Hypoxia, DCS & barotrauma

040 Human PerformanceChapter 3

Altitude and pressure changes affect the body through hypoxia, hyperventilation, decompression sickness, and barotrauma.

Schematic

Hypoxia progresses through indifferent, compensatory, disturbance, and critical stages with altitude.

Schematic

Above ~10,000 ft think hypoxia; below ~10,000 ft suspect hyperventilation — key sign difference is cyanosis vs clammy skin.

Types of hypoxia

Type	Cause	Example
Hypoxic	Insufficient O₂ in inspired air	Altitude (Dalton’s law)
Hypaemic	Reduced O₂ carrying capacity	Smoking, CO, anaemia
Stagnant	Inadequate blood circulation	Heart attack, +Gz
Histotoxic	Cells cannot use O₂	Alcohol, drugs

Key fact

Hypoxia can be noticed from ~6,000 ft (night vision). Short-term memory impairment from ~12,000 ft. Does not occur below ~3,000 m (~10,000 ft) in normal conditions.

Key fact

Carbon monoxide binds haemoglobin 200–250× more strongly than O₂. Colourless, odourless — from incomplete combustion. One cigarette pack/day reduces O₂ transport 5–8%.

Hypoxia stages

Stage	Altitude (approx)	Effects
Indifferent	0–10,000 ft	Night vision ↓ from 5,000 ft; cognition ↓ from 8,000 ft
Compensatory	10,000–15,000 ft	Body compensates; effects after 10–15 min
Disturbance	15,000–20,000 ft	Compensation fails
Critical	20,000 ft+	Life-threatening

Key fact

Signs (others see): cyanosis (blue skin), impaired judgement (most dangerous sign), poor coordination. Symptoms (you feel): euphoria, tingling, reduced vision. NOT aches/pains (that’s DCS).

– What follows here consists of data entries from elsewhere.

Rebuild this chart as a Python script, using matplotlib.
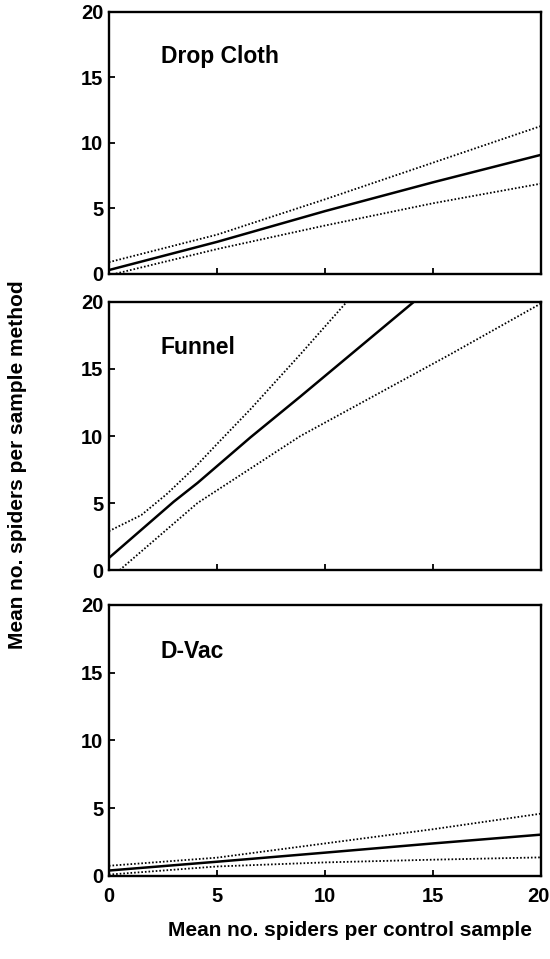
"""Regression of sample-method counts against control counts, three methods stacked."""

import matplotlib
matplotlib.use("Agg")
import matplotlib.pyplot as plt
from matplotlib.transforms import ScaledTranslation

plt.rcParams["font.family"] = ["Liberation Sans", "DejaVu Sans"]
plt.rcParams["font.weight"] = "bold"

# x positions (mean spiders per control sample) and fitted lines / confidence bands
DROP_X = [0, 5, 10, 15, 20]
DROP_FIT = [0.3, 2.45, 4.8, 7.0, 9.1]
DROP_UPPER = [0.9, 3.0, 5.7, 8.5, 11.3]
DROP_LOWER = [-0.1, 1.9, 3.7, 5.4, 6.9]

FUNNEL_FIT_X = [0, 3.0, 4.1, 6.55, 8.86, 14.1]
FUNNEL_FIT = [0.9, 5.1, 6.5, 9.9, 12.95, 20.0]
FUNNEL_UPPER_X = [0, 1.5, 2.7, 4.0, 5.0, 6.55, 8.86, 11.0]
FUNNEL_UPPER = [2.9, 4.1, 5.7, 7.7, 9.4, 12.0, 16.1, 20.0]
FUNNEL_LOWER_X = [0.5, 4.1, 8.86, 15.8, 20]
FUNNEL_LOWER = [0.0, 5.0, 10.0, 16.1, 19.9]

DVAC_X = [0, 5, 10, 15, 20]
DVAC_FIT = [0.4, 1.05, 1.72, 2.4, 3.05]
DVAC_UPPER = [0.75, 1.35, 2.4, 3.45, 4.6]
DVAC_LOWER = [0.1, 0.7, 1.0, 1.2, 1.37]

TICKS = [0, 5, 10, 15, 20]
PANEL_NAMES = ["Drop Cloth", "Funnel", "D-Vac"]

panels = [
    (DROP_X, DROP_FIT, DROP_X, DROP_UPPER, DROP_X, DROP_LOWER),
    (FUNNEL_FIT_X, FUNNEL_FIT, FUNNEL_UPPER_X, FUNNEL_UPPER, FUNNEL_LOWER_X, FUNNEL_LOWER),
    (DVAC_X, DVAC_FIT, DVAC_X, DVAC_UPPER, DVAC_X, DVAC_LOWER),
]

# axes boxes in figure fractions: left, bottom, width, height
boxes = [
    [0.198, 0.7143, 0.786, 0.2732],
    [0.198, 0.4056, 0.786, 0.2795],
    [0.198, 0.0866, 0.786, 0.2826],
]

fig = plt.figure(figsize=(5.5, 9.59), dpi=100)
dotted = (0, (0.9, 1.1))

for i, (name, data, box) in enumerate(zip(PANEL_NAMES, panels, boxes)):
    fx, fy, ux, uy, lx, ly = data
    ax = fig.add_axes(box)
    ax.plot(fx, fy, color="black", lw=1.8)
    ax.plot(ux, uy, color="black", lw=1.3, linestyle=dotted)
    ax.plot(lx, ly, color="black", lw=1.3, linestyle=dotted)
    ax.set_xlim(0, 20)
    ax.set_ylim(0, 20)
    ax.set_xticks(TICKS)
    ax.set_yticks(TICKS)
    ax.tick_params(direction="in", length=4, width=1.3, labelsize=14.5, pad=4)
    ax.tick_params(axis="x", pad=8)
    if i < 2:
        ax.set_xticklabels([])
    else:
        # last label sits against the right edge, as in the original
        last = ax.get_xticklabels()[-1]
        last.set_ha("right")
        last.set_transform(last.get_transform() + ScaledTranslation(0.08, 0, fig.dpi_scale_trans))
    for sp in ax.spines.values():
        sp.set_linewidth(1.7)
    ax.text(2.4, 16.6, name, fontsize=16.5, fontweight="bold", va="center", ha="left")

fig.text(0.636, 0.030, "Mean no. spiders per control sample", fontsize=15,
         fontweight="bold", ha="center", va="center")
fig.text(0.031, 0.515, "Mean no. spiders per sample method", fontsize=15,
         fontweight="bold", ha="center", va="center", rotation=90)

fig.savefig("out.png", dpi=100)
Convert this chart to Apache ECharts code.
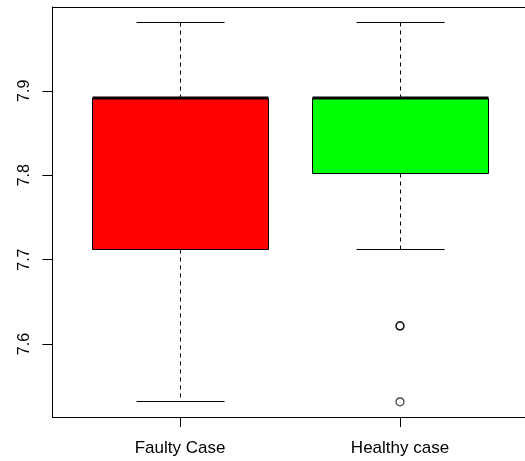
<!DOCTYPE html>
<html>
<head>
<meta charset="utf-8">
<script src="https://cdn.jsdelivr.net/npm/echarts@6/dist/echarts.min.js"></script>
<style>
  html, body { margin: 0; padding: 0; background: #fff; }
  #chart { width: 525px; height: 461px; }
</style>
</head>
<body>
<div id="chart"></div>
<script>
// Box statistics for each group
var categories = ['Faulty Case', 'Healthy case'];
var lowerWhisker = [7.5316, 7.7115];
var lowerQuartile = [7.7115, 7.8018];
var medians = [7.8914, 7.8914];
var upperQuartile = [7.8914, 7.8914];
var upperWhisker = [7.9813, 7.9813];
var boxColors = ['#FF0000', '#00FF00'];
// Outlying points: [group index, value]
var outlierGroup = [1, 1, 1];
var outlierValue = [7.6215, 7.6215, 7.5316];
// Axis ticks
var yTicks = [7.6, 7.7, 7.8, 7.9];

var boxData = categories.map(function (c, i) {
  return [i + 1, lowerWhisker[i], lowerQuartile[i], medians[i], upperQuartile[i], upperWhisker[i]];
});
var outlierData = outlierGroup.map(function (g, i) { return [g + 1, outlierValue[i]]; });

var BOX_W = 0.8, CAP_W = 0.4;
// x range: groups at 1..n with half-unit padding, extended 4% each side;
// the plot runs past the right edge of the canvas, so it is clipped there
var X_MIN = 0.42, PX_PER_UNIT = 220, GRID_LEFT = 52.4, GRID_WIDTH = 525 - 52.4;
var X_MAX = X_MIN + GRID_WIDTH / PX_PER_UNIT;

// snap a 1px line to the pixel grid so it stays crisp
function crisp(v) { return Math.floor(v) + 0.5; }

function renderBox(params, api) {
  var x = api.value(0);
  var lo = api.coord([x, api.value(1)]);
  var q1 = api.coord([x, api.value(2)]);
  var md = api.coord([x, api.value(3)]);
  var q3 = api.coord([x, api.value(4)]);
  var hi = api.coord([x, api.value(5)]);
  var half = api.size([BOX_W, 0])[0] / 2;
  var cap = api.size([CAP_W, 0])[0] / 2;
  var cx = crisp(lo[0]);
  var yLo = crisp(lo[1]), yHi = crisp(hi[1]), yQ1 = crisp(q1[1]), yQ3 = crisp(q3[1]);
  var left = crisp(cx - half), right = crisp(cx + half);
  var fill = boxColors[params.dataIndex];
  var dashStyle = { stroke: '#000', lineWidth: 1, lineDash: [4, 4], fill: null };
  var solid = { stroke: '#000', lineWidth: 1, fill: null };
  return {
    type: 'group',
    children: [
      { type: 'line', shape: { x1: cx, y1: yQ3, x2: cx, y2: yHi }, style: dashStyle },
      { type: 'line', shape: { x1: cx, y1: yQ1, x2: cx, y2: yLo }, style: dashStyle },
      { type: 'line', shape: { x1: cx - cap, y1: yHi, x2: cx + cap, y2: yHi }, style: solid },
      { type: 'line', shape: { x1: cx - cap, y1: yLo, x2: cx + cap, y2: yLo }, style: solid },
      { type: 'rect', shape: { x: left, y: yQ3, width: right - left, height: yQ1 - yQ3 },
        style: { fill: fill, stroke: '#000', lineWidth: 1 } },
      { type: 'line', shape: { x1: left, y1: Math.round(md[1]), x2: right, y2: Math.round(md[1]) },
        style: { stroke: '#000', lineWidth: 3 } }
    ]
  };
}

var chart = echarts.init(document.getElementById('chart'), null, { renderer: 'canvas' });
var fontFamily = 'Liberation Sans, Arial, sans-serif';
var axisLineStyle = { color: '#000', width: 1 };

chart.setOption({
  animation: false,
  backgroundColor: '#fff',
  grid: { left: GRID_LEFT, top: 7, width: GRID_WIDTH, height: 410 },
  xAxis: [
    {
      type: 'value', min: X_MIN, max: X_MAX, position: 'bottom',
      axisLine: { show: true, onZero: false, lineStyle: axisLineStyle },
      splitLine: { show: false },
      axisTick: { show: true, length: 10, customValues: [1, 2], lineStyle: { color: '#000' } },
      axisLabel: {
        customValues: [1, 2], margin: 23,
        fontFamily: fontFamily, fontSize: 17, color: '#000',
        formatter: function (v) { return categories[Math.round(v) - 1] || ''; }
      }
    },
    {
      // top edge of the plot frame
      type: 'value', min: X_MIN, max: X_MAX, position: 'top',
      axisLine: { show: true, onZero: false, lineStyle: axisLineStyle },
      splitLine: { show: false }, axisTick: { show: false }, axisLabel: { show: false }
    }
  ],
  yAxis: {
    type: 'value', min: 7.5136, max: 7.9993,
    axisLine: { show: true, onZero: false, lineStyle: axisLineStyle },
    splitLine: { show: false },
    axisTick: { show: true, length: 10, customValues: yTicks, lineStyle: { color: '#000' } },
    axisLabel: {
      customValues: yTicks, rotate: 90, margin: 20,
      fontFamily: fontFamily, fontSize: 16, color: '#000',
      formatter: function (v) { return v.toFixed(1); }
    }
  },
  series: [
    {
      type: 'custom',
      renderItem: renderBox,
      encode: { x: 0, y: [1, 2, 3, 4, 5] },
      data: boxData,
      z: 2
    },
    {
      type: 'scatter',
      data: outlierData,
      symbol: 'circle',
      symbolSize: 8,
      itemStyle: { color: 'rgba(0,0,0,0)', borderColor: '#000', borderWidth: 1.2 },
      z: 3
    }
  ]
});
</script>
</body>
</html>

Time of Useful Consciousness (TUC)

Altitude	TUC (approx)
25,000 ft	2–3 min
30,000 ft	1–2 min
35,000 ft	30–90 s
40,000 ft	15–20 s

Key fact

Activity reduces TUC. At 33,700 ft, breathing 100% O₂ simulates sea level — effective up to ~40,000 ft where positive pressure O₂ is required.

Hyperventilation

Key fact

Hyperventilation — breathing too fast/deep → CO₂ washed out → blood too alkaline → O₂ stays bound to haemoglobin → cells starved of O₂.

Key fact

Symptoms similar to hypoxia but: tingling, clammy skin (not cyanosis). Below 10,000 ft, suspect hyperventilation rather than hypoxia. Jogging does NOT cause pathological hyperventilation (running is voluntary).

Key fact

Treatment: slow steady breathing, breathe into a paper bag to restore CO₂.

Decompression sickness (DCS)

Key fact

Henry’s law — nitrogen absorbed under pressure; on rapid ascent bubbles form in tissues/blood. Primary symptom: “the bends” (joint pain). Also creeps (skin itching), chokes (breathlessness), staggers (neurological).

Key fact

Effects may appear up to 12 hours after decompression. Most likely above 18,000 ft unpressurised; significant risk above 25,000 ft. Wait 24 hours after scuba >30 ft; 12–18 hours after shallow dives. Snorkelling — no wait.

Exam trap

Exercise does NOT prevent DCS. Wait 12 hours minimum after diving before flying (24 h after deep dives).

Trapped gas (dysbarism / barotrauma)

Key fact

Dysbarism — medical problems from gas expansion when ambient pressure falls (Boyle’s law). Affects middle ear, sinuses, teeth, gut.

Key fact

Eustachian tube equalises middle ear on descent (harder than climb). Blocked by cold/infection → vacuum on descent → pain, possible eardrum rupture. Relieve: swallow, yawn, Valsalva, Frenzel.

Key fact

Aerodontalgia (barodontalgia) — trapped gas in teeth; worse on climb (expansion). Does not occur in desert (dry) conditions typically cited for absence of moisture-related dental issues.

Key fact

Gastrointestinal expansion — severe pain possible above 25,000 ft; relieved by belching, descending. Vegetables produce gas — dietary consideration.

Risk factors summary

Smoking, alcohol (1 oz ≈ +2,000 ft physiological altitude), obesity, age, scuba diving, rapid decompression, unpressurised flight >10,000 ft without supplemental O₂.